Broker fees are expected to be an important driver of protocol growth, filling the role of an equivalent affiliate scheme common in many centralised exchanges, and even some decentralised ones.

It also removes some incentives to fragment the cross-chain swapping app by offering an easy way to collect fees based on the same protocol in the backend but with different trading interfaces, target users, and product experiences.

With that said, many Brokers will probably not take a fee, particularly private Brokers set up by professional traders to rapidly interact with the network for software trading strategies. However, Brokers that decide to take fees can withdraw these balances at any time through the CLI.

Direct Vault Trades

Deposit Channels can be bypassed through direct Vault trades. This process requires the user to send funds directly to the Vault’s primary wallet or call a Vault contract's swap function, but must include all of the required swap information, such as Destination Address and Destination Chain, in the deposit transaction on the external chain. Upon witnessing this direct transfer, Validators will parse the metadata and immediately include the trade in the swap queue.

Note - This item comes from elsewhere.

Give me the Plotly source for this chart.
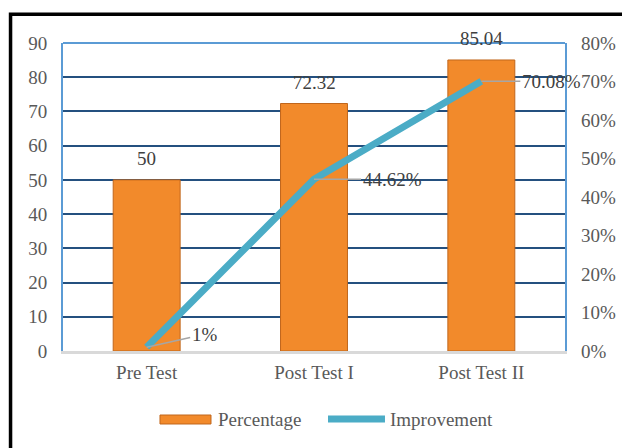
import plotly.graph_objects as go

# Chart data
categories = ["Pre Test", "Post Test I", "Post Test II"]
percentage = [50, 72.32, 85.04]
improvement = [1, 44.62, 70.08]  # percent
bar_labels = ["50", "72.32", "85.04"]
line_labels = ["1%", "44.62%", "70.08%"]
left_ticks = [0, 10, 20, 30, 40, 50, 60, 70, 80, 90]
right_ticks = [0, 10, 20, 30, 40, 50, 60, 70, 80]
right_tick_text = ["0%", "10%", "20%", "30%", "40%", "50%", "60%", "70%", "80%"]

FONT = "Liberation Serif"
FS = 19
ORANGE = "#F28A2B"
ORANGE_EDGE = "#C0661C"
TEAL = "#4BACC6"
GRID = "#24507F"
BORDER = "#5B9BD5"
TICK_GRAY = "#595959"
LABEL_GRAY = "#404040"

fig = go.Figure()

fig.add_trace(go.Bar(
    x=categories, y=percentage, name="Percentage",
    marker=dict(color=ORANGE, line=dict(color=ORANGE_EDGE, width=1)),
    width=0.4, yaxis="y", showlegend=False,
))

fig.add_trace(go.Scatter(
    x=categories, y=improvement, name="Improvement",
    mode="lines", line=dict(color=TEAL, width=7),
    yaxis="y2", showlegend=False,
))

annotations = []
# value labels above the bars
for c, v, t in zip(categories, percentage, bar_labels):
    annotations.append(dict(
        x=c, y=v, xref="x", yref="y", text=t, showarrow=False,
        yanchor="middle", yshift=21,
        font=dict(family=FONT, size=FS, color=LABEL_GRAY),
    ))

# improvement labels with grey leader lines
offsets = [(58, -13), (78, 0), (70, 0)]
for c, v, t, (ax, ay) in zip(categories, improvement, line_labels, offsets):
    annotations.append(dict(
        x=c, y=v, xref="x", yref="y2", text=t, showarrow=True,
        arrowhead=0, arrowwidth=1.5, arrowcolor="#A6A6A6",
        ax=ax, ay=ay, standoff=0,
        font=dict(family=FONT, size=FS, color=LABEL_GRAY),
    ))

# legend entries
annotations.append(dict(
    x=0.3048, y=-0.2208, xref="paper", yref="paper", text="Percentage",
    showarrow=False, xanchor="left", yanchor="middle",
    font=dict(family=FONT, size=FS, color=TICK_GRAY),
))
annotations.append(dict(
    x=0.6474, y=-0.2208, xref="paper", yref="paper", text="Improvement",
    showarrow=False, xanchor="left", yanchor="middle",
    font=dict(family=FONT, size=FS, color=TICK_GRAY),
))

shapes = [
    # outer black frame
    dict(type="rect", xref="paper", yref="paper",
         x0=-0.1045, x1=1.3, y0=-0.5, y1=1.0935,
         line=dict(color="black", width=3.5), fillcolor="rgba(0,0,0,0)",
         layer="below"),
    # plot border top
    dict(type="line", xref="paper", yref="paper", x0=0, x1=1, y0=1, y1=1,
         line=dict(color=BORDER, width=2), layer="above"),
    # legend swatches
    dict(type="rect", xref="paper", yref="paper",
         x0=0.1932, x1=0.2948, y0=-0.237, y1=-0.2078,
         fillcolor=ORANGE, line=dict(color=ORANGE_EDGE, width=1)),
    dict(type="line", xref="paper", yref="paper",
         x0=0.5279, x1=0.6414, y0=-0.2208, y1=-0.2208,
         line=dict(color=TEAL, width=7)),
]

fig.update_layout(
    width=622, height=448,
    margin=dict(l=63, r=57, t=43, b=97, autoexpand=False),
    paper_bgcolor="white", plot_bgcolor="white",
    font=dict(family=FONT, size=FS, color=TICK_GRAY),
    xaxis=dict(
        range=[-0.5, 2.5], autorange=False, automargin=False,
        showgrid=False, showline=True, linecolor="#D9D9D9", linewidth=3,
        ticks="", ticklabelstandoff=2,
        tickfont=dict(family=FONT, size=FS, color=TICK_GRAY),
    ),
    yaxis=dict(
        range=[0, 90], autorange=False, automargin=False,
        tickvals=left_ticks, showgrid=True,
        gridcolor=GRID, gridwidth=2, zeroline=False,
        showline=True, linecolor=BORDER, linewidth=2, mirror=True,
        ticks="", ticklabelstandoff=10,
        tickfont=dict(family=FONT, size=FS, color=TICK_GRAY),
    ),
    yaxis2=dict(
        range=[0, 80], autorange=False, automargin=False,
        tickvals=right_ticks, ticktext=right_tick_text,
        overlaying="y", side="right", showgrid=False, zeroline=False,
        ticks="", ticklabelstandoff=15,
        tickfont=dict(family=FONT, size=FS, color=TICK_GRAY),
    ),
    annotations=annotations,
    shapes=shapes,
)

fig.write_html("out.html")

It is expected that this direct addressing method will be used by professional traders to speed up their swap executions, bypassing Brokers and swap Deposit Channels in general. It could also be used by application developers who need to be able to send non-interactive transactions to Vaults. By not requiring a call-and-response from the State Chain, and instead only needing to know the current address of the contract or vault, this enables some use cases that would otherwise not be possible.

With that said, we do not anticipate this method being popular amongst typical users, mainly due to the fact that it increases gas costs as a result of the extra metadata that has to be included on the external chain, and would require many different specific wallet integrations to be convenient.